--- DATASET EXTRACT ---

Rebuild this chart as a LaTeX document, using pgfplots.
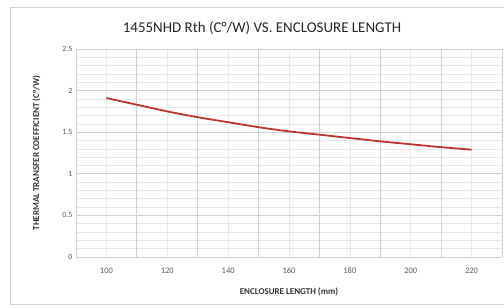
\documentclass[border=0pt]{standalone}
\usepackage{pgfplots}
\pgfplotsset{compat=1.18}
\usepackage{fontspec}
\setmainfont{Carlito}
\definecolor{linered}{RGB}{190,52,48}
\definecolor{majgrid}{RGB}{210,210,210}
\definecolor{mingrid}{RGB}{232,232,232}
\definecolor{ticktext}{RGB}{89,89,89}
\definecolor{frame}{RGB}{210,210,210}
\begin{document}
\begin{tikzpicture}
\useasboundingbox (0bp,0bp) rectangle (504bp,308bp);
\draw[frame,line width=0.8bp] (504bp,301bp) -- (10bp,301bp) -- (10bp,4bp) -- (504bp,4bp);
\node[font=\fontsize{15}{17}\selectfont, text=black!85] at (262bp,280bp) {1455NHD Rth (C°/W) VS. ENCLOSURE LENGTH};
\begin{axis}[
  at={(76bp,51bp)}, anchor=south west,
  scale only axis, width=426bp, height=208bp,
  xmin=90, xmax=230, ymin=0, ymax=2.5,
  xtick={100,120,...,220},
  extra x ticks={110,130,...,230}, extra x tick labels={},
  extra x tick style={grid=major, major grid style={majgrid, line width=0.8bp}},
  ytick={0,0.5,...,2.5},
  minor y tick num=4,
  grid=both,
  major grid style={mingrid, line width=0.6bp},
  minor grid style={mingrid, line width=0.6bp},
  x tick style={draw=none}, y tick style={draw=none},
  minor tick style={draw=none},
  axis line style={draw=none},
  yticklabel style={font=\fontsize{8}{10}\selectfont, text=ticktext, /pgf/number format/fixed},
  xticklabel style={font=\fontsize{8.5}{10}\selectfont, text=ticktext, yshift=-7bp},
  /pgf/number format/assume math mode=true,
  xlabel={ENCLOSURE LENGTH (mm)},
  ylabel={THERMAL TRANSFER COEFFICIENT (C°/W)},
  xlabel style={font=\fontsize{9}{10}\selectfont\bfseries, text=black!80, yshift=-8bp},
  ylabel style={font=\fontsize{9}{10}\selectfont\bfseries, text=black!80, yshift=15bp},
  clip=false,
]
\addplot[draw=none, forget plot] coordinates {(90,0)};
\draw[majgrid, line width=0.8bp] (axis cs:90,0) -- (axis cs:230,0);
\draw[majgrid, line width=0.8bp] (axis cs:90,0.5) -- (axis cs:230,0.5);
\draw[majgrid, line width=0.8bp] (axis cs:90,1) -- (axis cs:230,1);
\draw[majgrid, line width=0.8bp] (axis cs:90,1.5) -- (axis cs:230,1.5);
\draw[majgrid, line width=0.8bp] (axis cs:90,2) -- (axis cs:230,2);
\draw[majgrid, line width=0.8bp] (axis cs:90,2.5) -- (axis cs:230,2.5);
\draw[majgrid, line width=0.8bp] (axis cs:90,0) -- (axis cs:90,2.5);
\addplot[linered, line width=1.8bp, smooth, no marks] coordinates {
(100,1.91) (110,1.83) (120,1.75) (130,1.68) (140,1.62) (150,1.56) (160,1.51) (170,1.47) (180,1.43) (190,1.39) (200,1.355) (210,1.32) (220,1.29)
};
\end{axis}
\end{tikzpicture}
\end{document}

---

*WORK INSTRUCTIONS*
Return the whole listing, word for word, and leave out every picture.

*TASK RESULT*
Rebuild this chart as a LaTeX document, using pgfplots.
\documentclass[border=0pt]{standalone}
\usepackage{pgfplots}
\pgfplotsset{compat=1.18}
\usepackage{fontspec}
\setmainfont{Carlito}
\definecolor{linered}{RGB}{190,52,48}
\definecolor{majgrid}{RGB}{210,210,210}
\definecolor{mingrid}{RGB}{232,232,232}
\definecolor{ticktext}{RGB}{89,89,89}
\definecolor{frame}{RGB}{210,210,210}
\begin{document}
\begin{tikzpicture}
\useasboundingbox (0bp,0bp) rectangle (504bp,308bp);
\draw[frame,line width=0.8bp] (504bp,301bp) -- (10bp,301bp) -- (10bp,4bp) -- (504bp,4bp);
\node[font=\fontsize{15}{17}\selectfont, text=black!85] at (262bp,280bp) {1455NHD Rth (C°/W) VS. ENCLOSURE LENGTH};
\begin{axis}[
  at={(76bp,51bp)}, anchor=south west,
  scale only axis, width=426bp, height=208bp,
  xmin=90, xmax=230, ymin=0, ymax=2.5,
  xtick={100,120,...,220},
  extra x ticks={110,130,...,230}, extra x tick labels={},
  extra x tick style={grid=major, major grid style={majgrid, line width=0.8bp}},
  ytick={0,0.5,...,2.5},
  minor y tick num=4,
  grid=both,
  major grid style={mingrid, line width=0.6bp},
  minor grid style={mingrid, line width=0.6bp},
  x tick style={draw=none}, y tick style={draw=none},
  minor tick style={draw=none},
  axis line style={draw=none},
  yticklabel style={font=\fontsize{8}{10}\selectfont, text=ticktext, /pgf/number format/fixed},
  xticklabel style={font=\fontsize{8.5}{10}\selectfont, text=ticktext, yshift=-7bp},
  /pgf/number format/assume math mode=true,
  xlabel={ENCLOSURE LENGTH (mm)},
  ylabel={THERMAL TRANSFER COEFFICIENT (C°/W)},
  xlabel style={font=\fontsize{9}{10}\selectfont\bfseries, text=black!80, yshift=-8bp},
  ylabel style={font=\fontsize{9}{10}\selectfont\bfseries, text=black!80, yshift=15bp},
  clip=false,
]
\addplot[draw=none, forget plot] coordinates {(90,0)};
\draw[majgrid, line width=0.8bp] (axis cs:90,0) -- (axis cs:230,0);
\draw[majgrid, line width=0.8bp] (axis cs:90,0.5) -- (axis cs:230,0.5);
\draw[majgrid, line width=0.8bp] (axis cs:90,1) -- (axis cs:230,1);
\draw[majgrid, line width=0.8bp] (axis cs:90,1.5) -- (axis cs:230,1.5);
\draw[majgrid, line width=0.8bp] (axis cs:90,2) -- (axis cs:230,2);
\draw[majgrid, line width=0.8bp] (axis cs:90,2.5) -- (axis cs:230,2.5);
\draw[majgrid, line width=0.8bp] (axis cs:90,0) -- (axis cs:90,2.5);
\addplot[linered, line width=1.8bp, smooth, no marks] coordinates {
(100,1.91) (110,1.83) (120,1.75) (130,1.68) (140,1.62) (150,1.56) (160,1.51) (170,1.47) (180,1.43) (190,1.39) (200,1.355) (210,1.32) (220,1.29)
};
\end{axis}
\end{tikzpicture}
\end{document}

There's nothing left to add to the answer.